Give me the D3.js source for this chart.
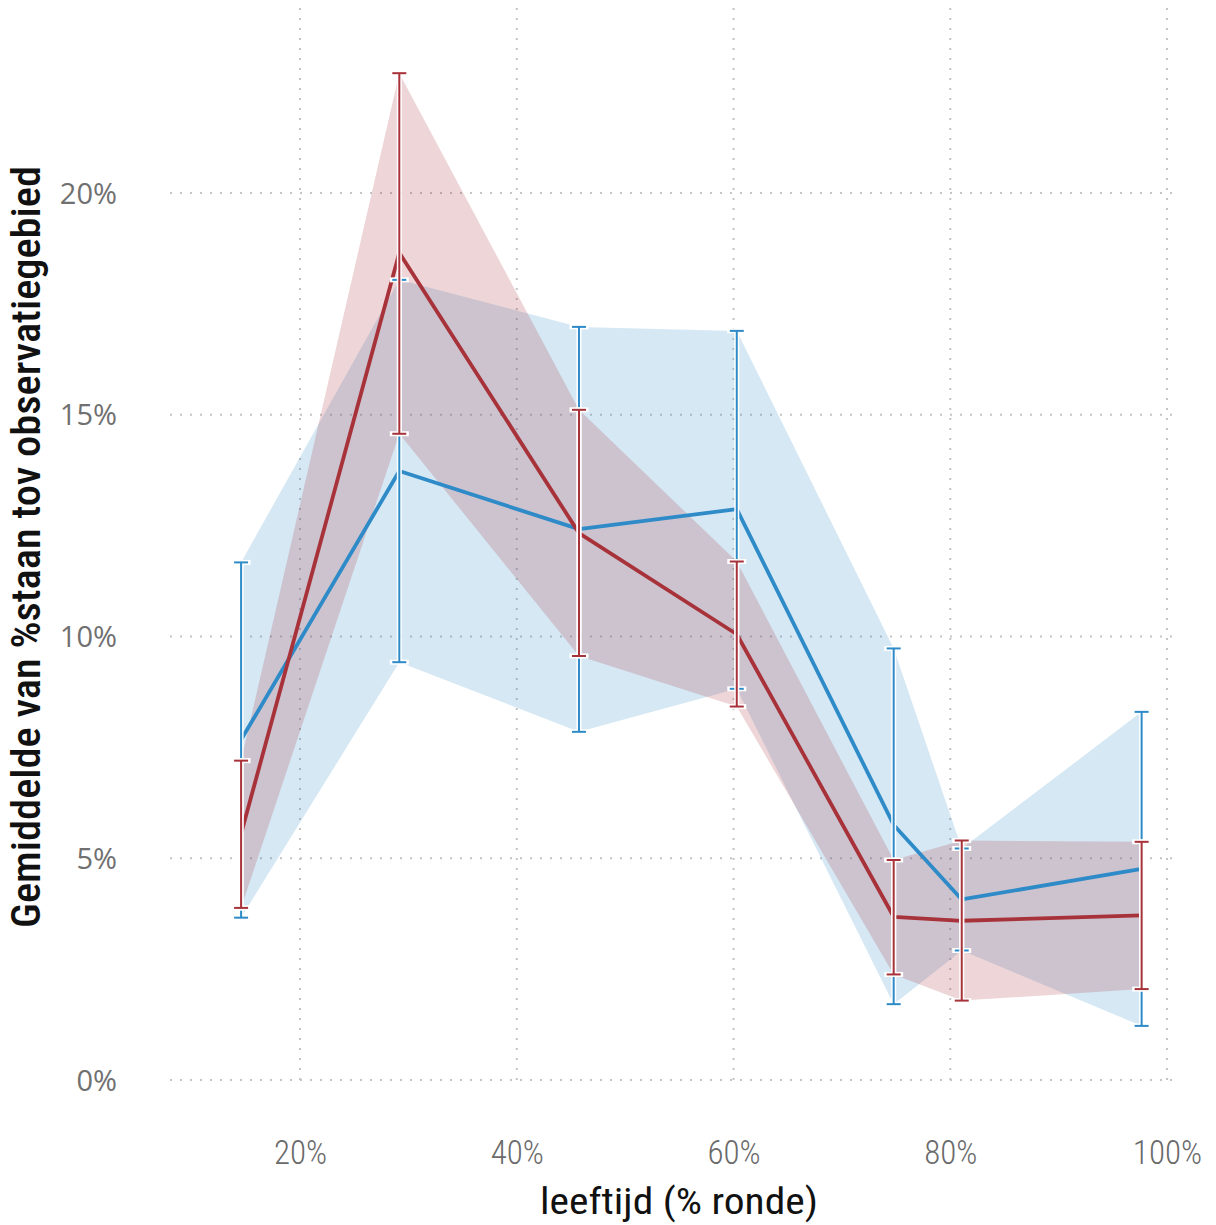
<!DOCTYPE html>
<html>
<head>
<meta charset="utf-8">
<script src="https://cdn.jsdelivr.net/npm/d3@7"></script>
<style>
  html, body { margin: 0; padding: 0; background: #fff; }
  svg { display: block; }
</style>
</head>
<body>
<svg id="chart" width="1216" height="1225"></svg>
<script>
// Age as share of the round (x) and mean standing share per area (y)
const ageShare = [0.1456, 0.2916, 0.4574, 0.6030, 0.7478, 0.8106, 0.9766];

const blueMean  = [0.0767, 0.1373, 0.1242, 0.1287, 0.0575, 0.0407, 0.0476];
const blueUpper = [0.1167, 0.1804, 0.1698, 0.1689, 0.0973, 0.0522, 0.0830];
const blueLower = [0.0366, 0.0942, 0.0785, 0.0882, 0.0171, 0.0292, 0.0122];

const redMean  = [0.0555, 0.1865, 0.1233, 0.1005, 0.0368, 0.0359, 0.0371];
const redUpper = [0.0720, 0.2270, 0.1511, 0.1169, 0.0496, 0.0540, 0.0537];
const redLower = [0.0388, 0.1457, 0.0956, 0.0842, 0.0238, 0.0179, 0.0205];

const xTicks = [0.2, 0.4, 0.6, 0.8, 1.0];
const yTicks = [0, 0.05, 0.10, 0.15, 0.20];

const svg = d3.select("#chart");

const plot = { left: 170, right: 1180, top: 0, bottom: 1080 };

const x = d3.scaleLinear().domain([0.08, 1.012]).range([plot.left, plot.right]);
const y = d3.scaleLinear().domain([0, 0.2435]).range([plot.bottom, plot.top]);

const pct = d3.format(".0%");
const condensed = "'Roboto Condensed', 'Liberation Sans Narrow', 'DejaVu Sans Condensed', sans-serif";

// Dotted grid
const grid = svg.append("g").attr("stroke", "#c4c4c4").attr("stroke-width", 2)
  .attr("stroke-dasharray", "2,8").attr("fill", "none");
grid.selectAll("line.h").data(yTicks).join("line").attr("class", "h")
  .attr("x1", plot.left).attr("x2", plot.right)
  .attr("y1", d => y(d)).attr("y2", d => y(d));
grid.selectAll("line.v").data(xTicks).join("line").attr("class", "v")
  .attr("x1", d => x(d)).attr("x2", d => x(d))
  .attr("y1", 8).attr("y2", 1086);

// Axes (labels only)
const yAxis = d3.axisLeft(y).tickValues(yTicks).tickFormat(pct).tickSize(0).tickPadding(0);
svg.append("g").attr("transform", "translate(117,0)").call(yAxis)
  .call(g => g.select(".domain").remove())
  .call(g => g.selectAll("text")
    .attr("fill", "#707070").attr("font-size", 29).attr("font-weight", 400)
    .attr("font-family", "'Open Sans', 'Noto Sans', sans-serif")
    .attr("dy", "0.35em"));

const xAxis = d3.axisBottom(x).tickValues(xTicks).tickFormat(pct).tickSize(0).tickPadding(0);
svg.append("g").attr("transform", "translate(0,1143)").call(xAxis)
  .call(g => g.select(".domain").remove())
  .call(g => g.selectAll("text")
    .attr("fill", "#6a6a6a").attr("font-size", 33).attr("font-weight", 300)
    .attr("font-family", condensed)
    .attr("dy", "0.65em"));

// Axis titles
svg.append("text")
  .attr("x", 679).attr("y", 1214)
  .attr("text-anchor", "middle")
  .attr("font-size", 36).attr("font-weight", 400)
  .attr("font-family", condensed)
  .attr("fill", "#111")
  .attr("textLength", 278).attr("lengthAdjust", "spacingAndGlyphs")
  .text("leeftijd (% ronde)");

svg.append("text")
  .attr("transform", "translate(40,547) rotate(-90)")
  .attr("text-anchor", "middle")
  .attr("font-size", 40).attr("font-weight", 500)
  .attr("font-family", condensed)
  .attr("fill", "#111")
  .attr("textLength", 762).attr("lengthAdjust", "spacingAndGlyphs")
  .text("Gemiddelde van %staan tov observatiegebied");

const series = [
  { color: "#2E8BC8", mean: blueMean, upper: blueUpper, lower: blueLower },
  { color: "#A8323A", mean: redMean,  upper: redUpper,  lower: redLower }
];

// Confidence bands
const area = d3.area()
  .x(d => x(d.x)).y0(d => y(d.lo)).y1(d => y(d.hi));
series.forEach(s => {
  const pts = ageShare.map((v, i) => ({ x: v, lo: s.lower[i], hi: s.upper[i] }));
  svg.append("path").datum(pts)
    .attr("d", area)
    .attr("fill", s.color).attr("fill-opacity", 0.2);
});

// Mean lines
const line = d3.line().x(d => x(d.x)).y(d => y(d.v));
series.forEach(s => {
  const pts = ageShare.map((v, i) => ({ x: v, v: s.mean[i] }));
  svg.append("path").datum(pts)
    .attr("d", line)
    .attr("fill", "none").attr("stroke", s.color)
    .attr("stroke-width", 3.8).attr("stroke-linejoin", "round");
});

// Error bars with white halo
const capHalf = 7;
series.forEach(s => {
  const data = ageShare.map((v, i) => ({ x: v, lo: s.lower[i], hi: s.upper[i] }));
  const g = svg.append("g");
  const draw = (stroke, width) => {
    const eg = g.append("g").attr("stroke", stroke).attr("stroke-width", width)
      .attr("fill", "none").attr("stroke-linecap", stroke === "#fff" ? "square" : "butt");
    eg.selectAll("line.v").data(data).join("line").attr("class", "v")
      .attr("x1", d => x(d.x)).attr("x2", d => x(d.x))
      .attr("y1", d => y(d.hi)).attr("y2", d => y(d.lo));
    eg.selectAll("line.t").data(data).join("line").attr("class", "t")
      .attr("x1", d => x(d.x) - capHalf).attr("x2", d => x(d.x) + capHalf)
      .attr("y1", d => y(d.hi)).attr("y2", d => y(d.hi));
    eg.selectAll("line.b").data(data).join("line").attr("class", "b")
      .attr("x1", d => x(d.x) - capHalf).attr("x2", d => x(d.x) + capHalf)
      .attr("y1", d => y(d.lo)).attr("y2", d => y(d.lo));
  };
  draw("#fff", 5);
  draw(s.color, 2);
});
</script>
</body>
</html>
= = = = = = =
Repeat the data exactly, without the pictures.

Give me the D3.js source for this chart.
<!DOCTYPE html>
<html>
<head>
<meta charset="utf-8">
<script src="https://cdn.jsdelivr.net/npm/d3@7"></script>
<style>
  html, body { margin: 0; padding: 0; background: #fff; }
  svg { display: block; }
</style>
</head>
<body>
<svg id="chart" width="1216" height="1225"></svg>
<script>
// Age as share of the round (x) and mean standing share per area (y)
const ageShare = [0.1456, 0.2916, 0.4574, 0.6030, 0.7478, 0.8106, 0.9766];

const blueMean  = [0.0767, 0.1373, 0.1242, 0.1287, 0.0575, 0.0407, 0.0476];
const blueUpper = [0.1167, 0.1804, 0.1698, 0.1689, 0.0973, 0.0522, 0.0830];
const blueLower = [0.0366, 0.0942, 0.0785, 0.0882, 0.0171, 0.0292, 0.0122];

const redMean  = [0.0555, 0.1865, 0.1233, 0.1005, 0.0368, 0.0359, 0.0371];
const redUpper = [0.0720, 0.2270, 0.1511, 0.1169, 0.0496, 0.0540, 0.0537];
const redLower = [0.0388, 0.1457, 0.0956, 0.0842, 0.0238, 0.0179, 0.0205];

const xTicks = [0.2, 0.4, 0.6, 0.8, 1.0];
const yTicks = [0, 0.05, 0.10, 0.15, 0.20];

const svg = d3.select("#chart");

const plot = { left: 170, right: 1180, top: 0, bottom: 1080 };

const x = d3.scaleLinear().domain([0.08, 1.012]).range([plot.left, plot.right]);
const y = d3.scaleLinear().domain([0, 0.2435]).range([plot.bottom, plot.top]);

const pct = d3.format(".0%");
const condensed = "'Roboto Condensed', 'Liberation Sans Narrow', 'DejaVu Sans Condensed', sans-serif";

// Dotted grid
const grid = svg.append("g").attr("stroke", "#c4c4c4").attr("stroke-width", 2)
  .attr("stroke-dasharray", "2,8").attr("fill", "none");
grid.selectAll("line.h").data(yTicks).join("line").attr("class", "h")
  .attr("x1", plot.left).attr("x2", plot.right)
  .attr("y1", d => y(d)).attr("y2", d => y(d));
grid.selectAll("line.v").data(xTicks).join("line").attr("class", "v")
  .attr("x1", d => x(d)).attr("x2", d => x(d))
  .attr("y1", 8).attr("y2", 1086);

// Axes (labels only)
const yAxis = d3.axisLeft(y).tickValues(yTicks).tickFormat(pct).tickSize(0).tickPadding(0);
svg.append("g").attr("transform", "translate(117,0)").call(yAxis)
  .call(g => g.select(".domain").remove())
  .call(g => g.selectAll("text")
    .attr("fill", "#707070").attr("font-size", 29).attr("font-weight", 400)
    .attr("font-family", "'Open Sans', 'Noto Sans', sans-serif")
    .attr("dy", "0.35em"));

const xAxis = d3.axisBottom(x).tickValues(xTicks).tickFormat(pct).tickSize(0).tickPadding(0);
svg.append("g").attr("transform", "translate(0,1143)").call(xAxis)
  .call(g => g.select(".domain").remove())
  .call(g => g.selectAll("text")
    .attr("fill", "#6a6a6a").attr("font-size", 33).attr("font-weight", 300)
    .attr("font-family", condensed)
    .attr("dy", "0.65em"));

// Axis titles
svg.append("text")
  .attr("x", 679).attr("y", 1214)
  .attr("text-anchor", "middle")
  .attr("font-size", 36).attr("font-weight", 400)
  .attr("font-family", condensed)
  .attr("fill", "#111")
  .attr("textLength", 278).attr("lengthAdjust", "spacingAndGlyphs")
  .text("leeftijd (% ronde)");

svg.append("text")
  .attr("transform", "translate(40,547) rotate(-90)")
  .attr("text-anchor", "middle")
  .attr("font-size", 40).attr("font-weight", 500)
  .attr("font-family", condensed)
  .attr("fill", "#111")
  .attr("textLength", 762).attr("lengthAdjust", "spacingAndGlyphs")
  .text("Gemiddelde van %staan tov observatiegebied");

const series = [
  { color: "#2E8BC8", mean: blueMean, upper: blueUpper, lower: blueLower },
  { color: "#A8323A", mean: redMean,  upper: redUpper,  lower: redLower }
];

// Confidence bands
const area = d3.area()
  .x(d => x(d.x)).y0(d => y(d.lo)).y1(d => y(d.hi));
series.forEach(s => {
  const pts = ageShare.map((v, i) => ({ x: v, lo: s.lower[i], hi: s.upper[i] }));
  svg.append("path").datum(pts)
    .attr("d", area)
    .attr("fill", s.color).attr("fill-opacity", 0.2);
});

// Mean lines
const line = d3.line().x(d => x(d.x)).y(d => y(d.v));
series.forEach(s => {
  const pts = ageShare.map((v, i) => ({ x: v, v: s.mean[i] }));
  svg.append("path").datum(pts)
    .attr("d", line)
    .attr("fill", "none").attr("stroke", s.color)
    .attr("stroke-width", 3.8).attr("stroke-linejoin", "round");
});

// Error bars with white halo
const capHalf = 7;
series.forEach(s => {
  const data = ageShare.map((v, i) => ({ x: v, lo: s.lower[i], hi: s.upper[i] }));
  const g = svg.append("g");
  const draw = (stroke, width) => {
    const eg = g.append("g").attr("stroke", stroke).attr("stroke-width", width)
      .attr("fill", "none").attr("stroke-linecap", stroke === "#fff" ? "square" : "butt");
    eg.selectAll("line.v").data(data).join("line").attr("class", "v")
      .attr("x1", d => x(d.x)).attr("x2", d => x(d.x))
      .attr("y1", d => y(d.hi)).attr("y2", d => y(d.lo));
    eg.selectAll("line.t").data(data).join("line").attr("class", "t")
      .attr("x1", d => x(d.x) - capHalf).attr("x2", d => x(d.x) + capHalf)
      .attr("y1", d => y(d.hi)).attr("y2", d => y(d.hi));
    eg.selectAll("line.b").data(data).join("line").attr("class", "b")
      .attr("x1", d => x(d.x) - capHalf).attr("x2", d => x(d.x) + capHalf)
      .attr("y1", d => y(d.lo)).attr("y2", d => y(d.lo));
  };
  draw("#fff", 5);
  draw(s.color, 2);
});
</script>
</body>
</html>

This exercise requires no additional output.